The above argument urges women to stop drinking because of the supposed consequences, while the supposed consequences of men drinking are – in his words – an area where “a lot of work needs to be done”. Note the passive voice when it comes to men’s actions and tendencies. The lack of ownership of one’s own actions.
According to Rape Crisis UK, approximately 85,000 women and 12,000 men are raped in England and Wales every year, including assaults by penetration and attempts, and an estimated 90% of rapists are known to their victims. Consequently, Evans’ use of the phrase “genuine rapists” is both hugely dangerous and a fundamental misunderstanding of rape.
The continued characterisation of rapists as shady individuals in clubs or alleyways who set out to prey on “girls who have been drinking” not only wrongly shifts responsibility onto the victim, but also has the potential to pre-emptively absolve those who don’t characterise themselves in this way. It does so by ignoring existing patterns, and does nothing to consider why fewer than one in five women who have experienced sexual violence choose to report attacks to the police. It presents men as the protagonists of life, with women merely obstacles to men doing whatever they feel like, when he could and should be using his platform to encourage self-reflection among men. If he can offer men the assumption of innocence by semantically separating them from “genuine rapists”, why is he unable to afford women the same courtesy?

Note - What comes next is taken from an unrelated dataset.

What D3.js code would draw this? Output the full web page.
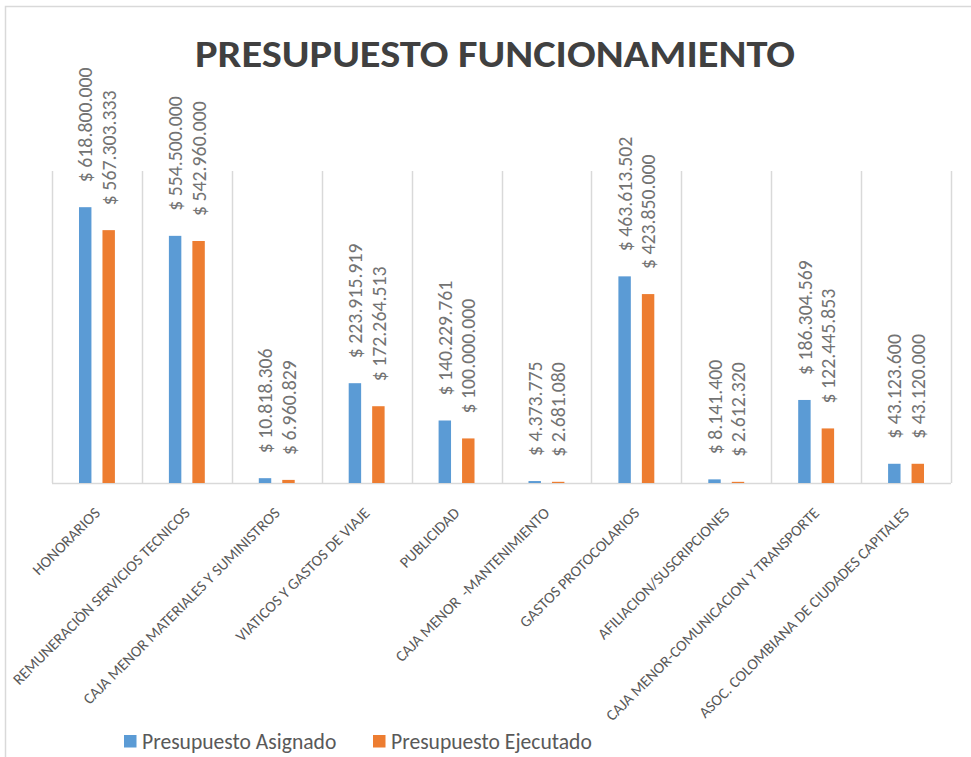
<!DOCTYPE html>
<html lang="es">
  <head>
    <meta charset="utf-8" />
    <title>Presupuesto Funcionamiento</title>
    <script src="https://cdn.jsdelivr.net/npm/d3@7/dist/d3.min.js"></script>
    <style>
      body { margin: 0; background: #fff; }
      text { font-family: Carlito, Calibri, "Open Sans", sans-serif; }
    </style>
  </head>
  <body>
    <svg id="chart" width="971" height="757"></svg>
    <script>
      // categorias y series
      const categorias = [
        "HONORARIOS",
        "REMUNERACIÒN SERVICIOS TECNICOS",
        "CAJA MENOR MATERIALES Y SUMINISTROS",
        "VIATICOS Y GASTOS DE VIAJE",
        "PUBLICIDAD",
        "CAJA MENOR  -MANTENIMIENTO",
        "GASTOS PROTOCOLARIOS",
        "AFILIACION/SUSCRIPCIONES",
        "CAJA MENOR-COMUNICACION Y TRANSPORTE",
        "ASOC. COLOMBIANA DE CIUDADES CAPITALES"
      ];
      const series = ["Presupuesto Asignado", "Presupuesto Ejecutado"];
      const asignado = [618800000, 554500000, 10818306, 223915919, 140229761, 4373775, 463613502, 8141400, 186304569, 43123600];
      const ejecutado = [567303333, 542960000, 6960829, 172264513, 100000000, 2681080, 423850000, 2612320, 122445853, 43120000];
      const yMax = 700000000;

      const colores = ["#5b9bd5", "#ed7d31"];

      const locale = d3.formatLocale({ decimal: ",", thousands: ".", grouping: [3], currency: ["$ ", ""] });
      const moneda = locale.format("$,.0f");

      const data = categorias.map((c, i) => ({ cat: c, vals: [asignado[i], ejecutado[i]] }));

      const svg = d3.select("#chart");
      const width = +svg.attr("width");
      const height = +svg.attr("height");
      const margin = { top: 171, right: 20, bottom: 274, left: 52 };

      svg.append("rect")
        .attr("width", width).attr("height", height).attr("fill", "#fff");
      // borde del area del grafico
      svg.append("rect")
        .attr("x", 5.5).attr("y", 6.5)
        .attr("width", 1000).attr("height", 1000)
        .attr("fill", "none").attr("stroke", "#d9d9d9").attr("stroke-width", 1.5);

      const x0 = d3.scaleBand()
        .domain(categorias)
        .range([margin.left, width - margin.right])
        .padding(0);

      const x1 = d3.scaleBand()
        .domain(series)
        .range([0, x0.bandwidth()])
        .paddingInner(0.47)
        .paddingOuter(1.15);

      const y = d3.scaleLinear()
        .domain([0, yMax])
        .range([height - margin.bottom, margin.top]);

      // lineas verticales entre categorias
      const bordes = categorias.map(c => x0(c)).concat([x0.range()[1]]);
      svg.append("g")
        .selectAll("line")
        .data(bordes)
        .join("line")
          .attr("x1", d => Math.round(d) + 0.5)
          .attr("x2", d => Math.round(d) + 0.5)
          .attr("y1", y(yMax))
          .attr("y2", y(0))
          .attr("stroke", "#d9d9d9")
          .attr("stroke-width", 1.5);

      svg.append("line")
        .attr("x1", x0.range()[0]).attr("x2", x0.range()[1])
        .attr("y1", y(0) + 0.5).attr("y2", y(0) + 0.5)
        .attr("stroke", "#d9d9d9").attr("stroke-width", 1.5);

      const grupos = svg.append("g")
        .selectAll("g")
        .data(data)
        .join("g")
          .attr("transform", d => `translate(${x0(d.cat)},0)`);

      grupos.selectAll("rect")
        .data(d => d.vals.map((v, j) => ({ serie: series[j], v: v, j: j })))
        .join("rect")
          .attr("x", d => x1(d.serie))
          .attr("y", d => y(d.v))
          .attr("width", x1.bandwidth())
          .attr("height", d => y(0) - y(d.v))
          .attr("fill", d => colores[d.j]);

      // etiquetas de valor, rotadas
      grupos.selectAll("text")
        .data(d => d.vals.map((v, j) => ({ serie: series[j], v: v })))
        .join("text")
          .attr("transform", d => `translate(${x1(d.serie) + x1.bandwidth() / 2},${y(d.v) - 25}) rotate(-90)`)
          .attr("dy", "0.36em")
          .attr("text-anchor", "start")
          .attr("font-size", "19.8px")
          .attr("fill", "#737373")
          .text(d => moneda(d.v));

      // etiquetas de categorias
      svg.append("g")
        .selectAll("text")
        .data(categorias)
        .join("text")
          .attr("transform", d => `translate(${x0(d) + x0.bandwidth() / 2 + 4},${y(0) + 31}) rotate(-45)`)
          .attr("text-anchor", "end")
          .attr("font-size", "15.6px")
          .attr("fill", "#595959")
          .style("white-space", "pre")
          .text(d => d);

      // titulo
      svg.append("text")
        .attr("x", 195)
        .attr("y", 67)
        .attr("textLength", 600)
        .attr("lengthAdjust", "spacingAndGlyphs")
        .attr("font-size", "38px")
        .attr("font-weight", "bold")
        .attr("fill", "#404040")
        .text("PRESUPUESTO FUNCIONAMIENTO");

      // leyenda
      const leyX = [124, 373];
      const leyenda = svg.append("g")
        .selectAll("g")
        .data(series)
        .join("g")
          .attr("transform", (d, i) => `translate(${leyX[i]},735)`);
      leyenda.append("rect")
        .attr("width", 12.5).attr("height", 12.5)
        .attr("fill", (d, i) => colores[i]);
      leyenda.append("text")
        .attr("x", 18)
        .attr("y", 14)
        .attr("font-size", "21.6px")
        .attr("fill", "#595959")
        .text(d => d);
    </script>
  </body>
</html>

Arguing that work has to be done because women drink, or because the police prosecute offenders, is telling in what it omits. By Evans’ own admission, he lied to get a key to the hotel room, did not speak to the woman concerned before, during or after sexual intercourse, and left via a fire exit. By putting the focus on the behaviour of women or prosecuting authorities, such matters become secondary when they could and should form part of the discussion around consent. And not just consent, but enthusiastic consent. Evans’ acquittal followed the introduction of ‘new evidence’ pertaining to the sexual history of his alleged victim – perhaps we shouldn’t be surprised that he has come out with his latest comments, given that the story of his own actions remained constant throughout the legal proceedings, but that doesn’t mean we should not be disappointed.
The longer those in positions of influence continue to push the false “regular man” vs “genuine rapist” binary, the longer those who see themselves in the former category will be dissuaded from fully educating themselves about consent. This is especially the case when the supposed ‘advice’ neglects to define ‘consent’ beyond a nebulous thing that is important to include in the conversation.

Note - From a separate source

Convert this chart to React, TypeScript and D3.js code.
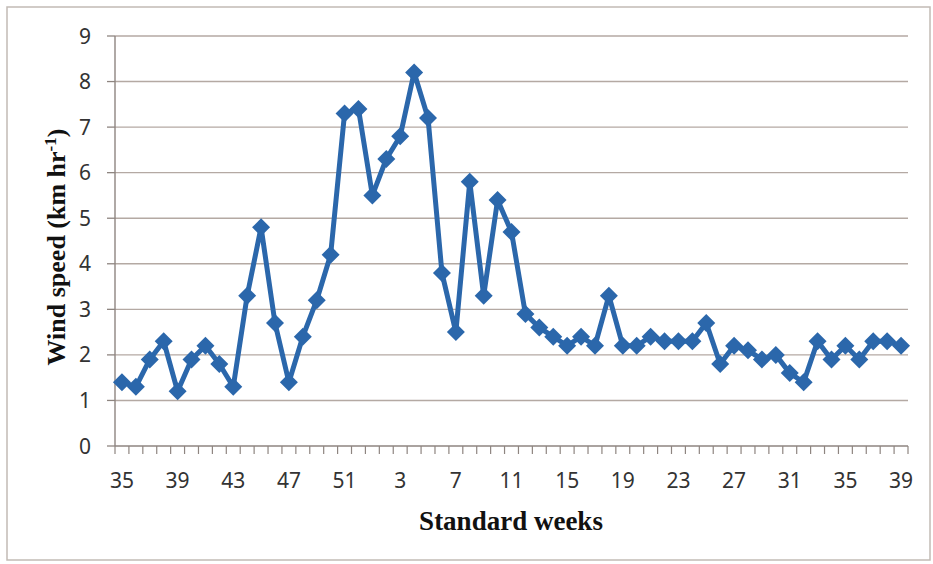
import React from "react";
import * as d3 from "d3";

const weeks: number[] = [
  35, 36, 37, 38, 39, 40, 41, 42, 43, 44, 45, 46, 47, 48, 49, 50, 51, 52,
  1, 2, 3, 4, 5, 6, 7, 8, 9, 10, 11, 12, 13, 14, 15, 16, 17, 18, 19, 20,
  21, 22, 23, 24, 25, 26, 27, 28, 29, 30, 31, 32, 33, 34, 35, 36, 37, 38, 39,
];

const windSpeed: number[] = [
  1.4, 1.3, 1.9, 2.3, 1.2, 1.9, 2.2, 1.8, 1.3, 3.3, 4.8, 2.7, 1.4, 2.4, 3.2, 4.2, 7.3, 7.4,
  5.5, 6.3, 6.8, 8.2, 7.2, 3.8, 2.5, 5.8, 3.3, 5.4, 4.7, 2.9, 2.6, 2.4, 2.2, 2.4, 2.2, 3.3,
  2.2, 2.2, 2.4, 2.3, 2.3, 2.3, 2.7, 1.8, 2.2, 2.1, 1.9, 2.0, 1.6, 1.4, 2.3, 1.9, 2.2, 1.9,
  2.3, 2.3, 2.2,
];

const yTicks: number[] = [0, 1, 2, 3, 4, 5, 6, 7, 8, 9];
const xLabelEvery = 4;

const W = 933;
const H = 564;
const X0 = 115;
const X1 = 908;
const Y0 = 446;
const Y1 = 36;

export default function App() {
  const idx = weeks.map((_, i) => i);
  const x = d3.scaleBand<number>().domain(idx).range([X0, X1]).paddingInner(0).paddingOuter(0);
  const y = d3.scaleLinear().domain([0, 9]).range([Y0, Y1]);
  const cx = (i: number) => (x(i) as number) + x.bandwidth() / 2;

  const line = d3
    .line<number>()
    .x((_, i) => cx(i))
    .y((d) => y(d));

  const boundaries = d3.range(weeks.length + 1).map((i) => X0 + i * x.bandwidth());
  const diamond = (s: number) => `M0,${-s} L${s},0 L0,${s} L${-s},0 Z`;

  const blue = "#2b67ab";
  const grid = "#b4a9a3";
  const axis = "#8e8580";
  const sans = "'Noto Sans', 'Open Sans', sans-serif";
  const serif = "'Liberation Serif', 'Times New Roman', serif";

  return (
    <svg
      width={W}
      height={H}
      style={{ position: "absolute", left: 0, top: 0, display: "block", background: "#fff" }}
    >
      <rect x={7} y={7} width={923} height={553} fill="#fff" stroke="#c2bbb5" strokeWidth={1.5} />

      {yTicks.map((t) => (
        <g key={"g" + t}>
          {t > 0 && (
            <line x1={X0} x2={X1} y1={y(t)} y2={y(t)} stroke={grid} strokeWidth={1.4} />
          )}
          <line x1={X0 - 8} x2={X0} y1={y(t)} y2={y(t)} stroke={axis} strokeWidth={1.3} />
          <text
            x={91}
            y={y(t)}
            dy="0.36em"
            textAnchor="end"
            fontFamily={sans}
            fontSize={21}
            fill="#333"
          >
            {t}
          </text>
        </g>
      ))}

      <line x1={X0} x2={X0} y1={Y1} y2={Y0} stroke={axis} strokeWidth={1.4} />
      <line x1={X0} x2={X1} y1={Y0} y2={Y0} stroke={axis} strokeWidth={1.4} />
      {boundaries.map((bx, i) => (
        <line key={"t" + i} x1={bx} x2={bx} y1={Y0} y2={Y0 + 8} stroke={axis} strokeWidth={1.2} />
      ))}

      {weeks.map((w, i) =>
        i % xLabelEvery === 0 ? (
          <text
            key={"xl" + i}
            x={cx(i)}
            y={488}
            textAnchor="middle"
            fontFamily={sans}
            fontSize={21}
            fill="#333"
          >
            {w}
          </text>
        ) : null
      )}

      <path d={line(windSpeed) || ""} fill="none" stroke={blue} strokeWidth={5} strokeLinejoin="round" />
      {windSpeed.map((v, i) => (
        <path key={"m" + i} d={diamond(9)} transform={`translate(${cx(i)},${y(v)})`} fill={blue} />
      ))}

      <text
        transform={`translate(65,247) rotate(-90)`}
        textAnchor="middle"
        fontFamily={serif}
        fontWeight="bold"
        fontSize={26}
        fill="#111"
      >
        Wind speed (km hr
        <tspan fontSize={17} dy={-9}>-1</tspan>
        <tspan dy={9}>)</tspan>
      </text>

      <text
        x={511}
        y={530}
        textAnchor="middle"
        fontFamily={serif}
        fontWeight="bold"
        fontSize={27}
        fill="#111"
      >
        Standard weeks
      </text>
    </svg>
  );
}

Throughout Evans’ imprisonment, appeal and retrial, his focus was on protesting his own innocence in the matter rather than having a conversation around consent. With his latest comments, he is using the cloak of perceived altruism to shoot a hole in efforts to educate young men.
The Professional Footballers’ Association is taking steps to formalise education around sexual consent, with a PFA representative telling VICE Sports last year that sessions were on the verge of being introduced for younger players, but also for senior pros who might not have been afforded the same education when starting out in the game. As critical as this is, every time comments like Evans’ are made public, such efforts are unnecessarily knocked back.